## Begin Collected data

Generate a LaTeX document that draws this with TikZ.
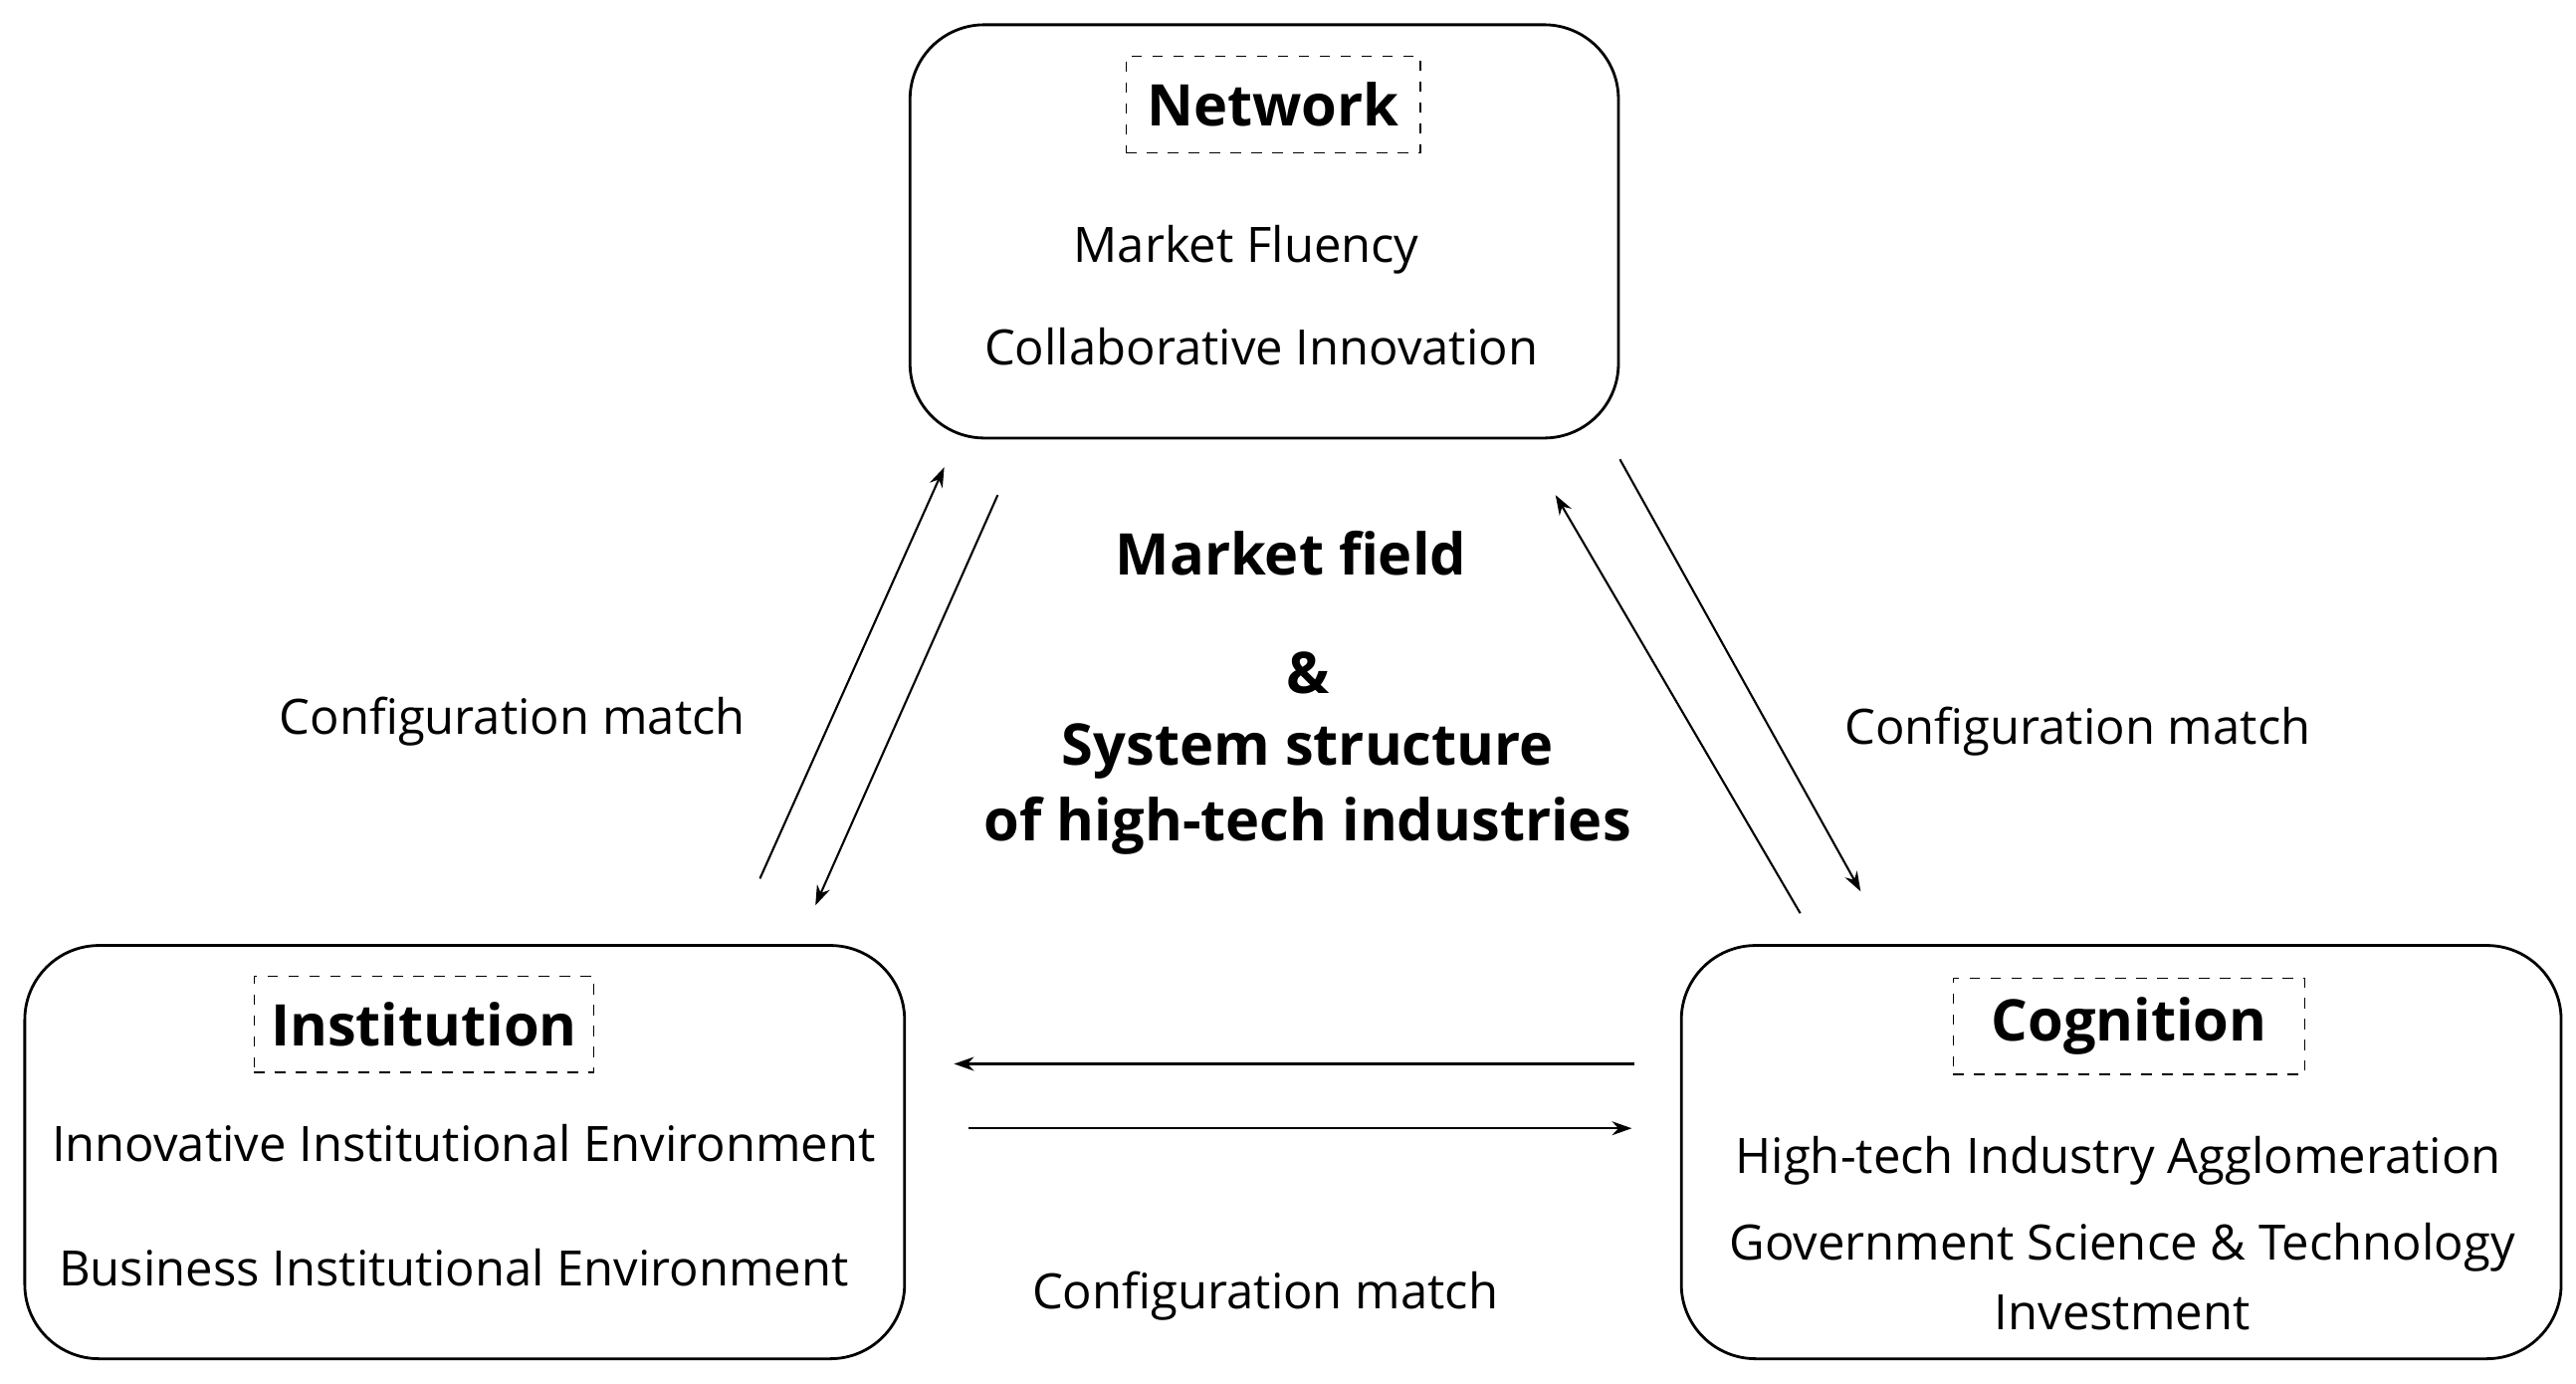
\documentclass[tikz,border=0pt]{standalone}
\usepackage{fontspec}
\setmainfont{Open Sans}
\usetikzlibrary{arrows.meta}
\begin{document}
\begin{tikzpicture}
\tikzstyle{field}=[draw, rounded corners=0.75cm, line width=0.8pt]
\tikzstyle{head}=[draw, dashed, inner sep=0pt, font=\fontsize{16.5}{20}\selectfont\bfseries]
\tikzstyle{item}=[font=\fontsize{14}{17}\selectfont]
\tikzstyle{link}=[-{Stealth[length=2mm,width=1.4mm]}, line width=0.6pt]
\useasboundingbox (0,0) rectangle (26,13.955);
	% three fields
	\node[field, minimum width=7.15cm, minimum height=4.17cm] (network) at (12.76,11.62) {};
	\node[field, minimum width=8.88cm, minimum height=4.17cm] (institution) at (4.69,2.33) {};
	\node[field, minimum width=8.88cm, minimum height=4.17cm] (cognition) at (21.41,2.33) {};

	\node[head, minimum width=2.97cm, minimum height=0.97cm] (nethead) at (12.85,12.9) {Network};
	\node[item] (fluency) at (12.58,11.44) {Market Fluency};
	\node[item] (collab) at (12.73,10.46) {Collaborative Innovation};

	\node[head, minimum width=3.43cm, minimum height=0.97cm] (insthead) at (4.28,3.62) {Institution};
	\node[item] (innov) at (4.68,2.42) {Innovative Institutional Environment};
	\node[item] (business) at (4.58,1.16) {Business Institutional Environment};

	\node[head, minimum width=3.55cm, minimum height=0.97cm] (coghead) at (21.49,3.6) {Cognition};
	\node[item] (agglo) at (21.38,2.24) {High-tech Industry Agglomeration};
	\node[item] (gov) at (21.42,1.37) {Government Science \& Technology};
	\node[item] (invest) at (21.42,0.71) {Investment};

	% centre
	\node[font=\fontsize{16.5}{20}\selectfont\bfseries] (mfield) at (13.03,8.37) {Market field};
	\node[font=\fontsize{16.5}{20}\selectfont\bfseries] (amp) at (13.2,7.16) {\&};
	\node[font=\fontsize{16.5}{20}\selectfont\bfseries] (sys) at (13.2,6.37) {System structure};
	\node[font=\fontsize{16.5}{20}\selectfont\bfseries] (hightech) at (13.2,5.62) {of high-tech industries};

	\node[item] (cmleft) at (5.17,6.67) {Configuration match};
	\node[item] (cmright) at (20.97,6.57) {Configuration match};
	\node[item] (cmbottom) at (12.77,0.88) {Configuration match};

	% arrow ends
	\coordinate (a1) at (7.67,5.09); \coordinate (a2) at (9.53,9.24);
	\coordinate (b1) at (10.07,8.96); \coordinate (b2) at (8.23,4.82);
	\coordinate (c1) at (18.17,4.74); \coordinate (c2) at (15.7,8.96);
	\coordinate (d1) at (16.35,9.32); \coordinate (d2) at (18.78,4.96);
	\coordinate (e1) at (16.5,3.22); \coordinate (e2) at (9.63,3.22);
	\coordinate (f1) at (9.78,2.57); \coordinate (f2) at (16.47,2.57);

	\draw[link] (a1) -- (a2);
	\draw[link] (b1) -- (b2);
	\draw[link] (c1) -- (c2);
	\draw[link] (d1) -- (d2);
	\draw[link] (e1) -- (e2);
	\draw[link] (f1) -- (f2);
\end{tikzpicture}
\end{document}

## End Collected data

▸ **Your task**
Write out nothing but the lines from the start of the data through the line with "(business) at (4.58,1.16)". Leave out the pictures.

▸ **Response to this exercise**
Generate a LaTeX document that draws this with TikZ.
\documentclass[tikz,border=0pt]{standalone}
\usepackage{fontspec}
\setmainfont{Open Sans}
\usetikzlibrary{arrows.meta}
\begin{document}
\begin{tikzpicture}
\tikzstyle{field}=[draw, rounded corners=0.75cm, line width=0.8pt]
\tikzstyle{head}=[draw, dashed, inner sep=0pt, font=\fontsize{16.5}{20}\selectfont\bfseries]
\tikzstyle{item}=[font=\fontsize{14}{17}\selectfont]
\tikzstyle{link}=[-{Stealth[length=2mm,width=1.4mm]}, line width=0.6pt]
\useasboundingbox (0,0) rectangle (26,13.955);
	% three fields
	\node[field, minimum width=7.15cm, minimum height=4.17cm] (network) at (12.76,11.62) {};
	\node[field, minimum width=8.88cm, minimum height=4.17cm] (institution) at (4.69,2.33) {};
	\node[field, minimum width=8.88cm, minimum height=4.17cm] (cognition) at (21.41,2.33) {};

	\node[head, minimum width=2.97cm, minimum height=0.97cm] (nethead) at (12.85,12.9) {Network};
	\node[item] (fluency) at (12.58,11.44) {Market Fluency};
	\node[item] (collab) at (12.73,10.46) {Collaborative Innovation};

	\node[head, minimum width=3.43cm, minimum height=0.97cm] (insthead) at (4.28,3.62) {Institution};
	\node[item] (innov) at (4.68,2.42) {Innovative Institutional Environment};
	\node[item] (business) at (4.58,1.16) {Business Institutional Environment};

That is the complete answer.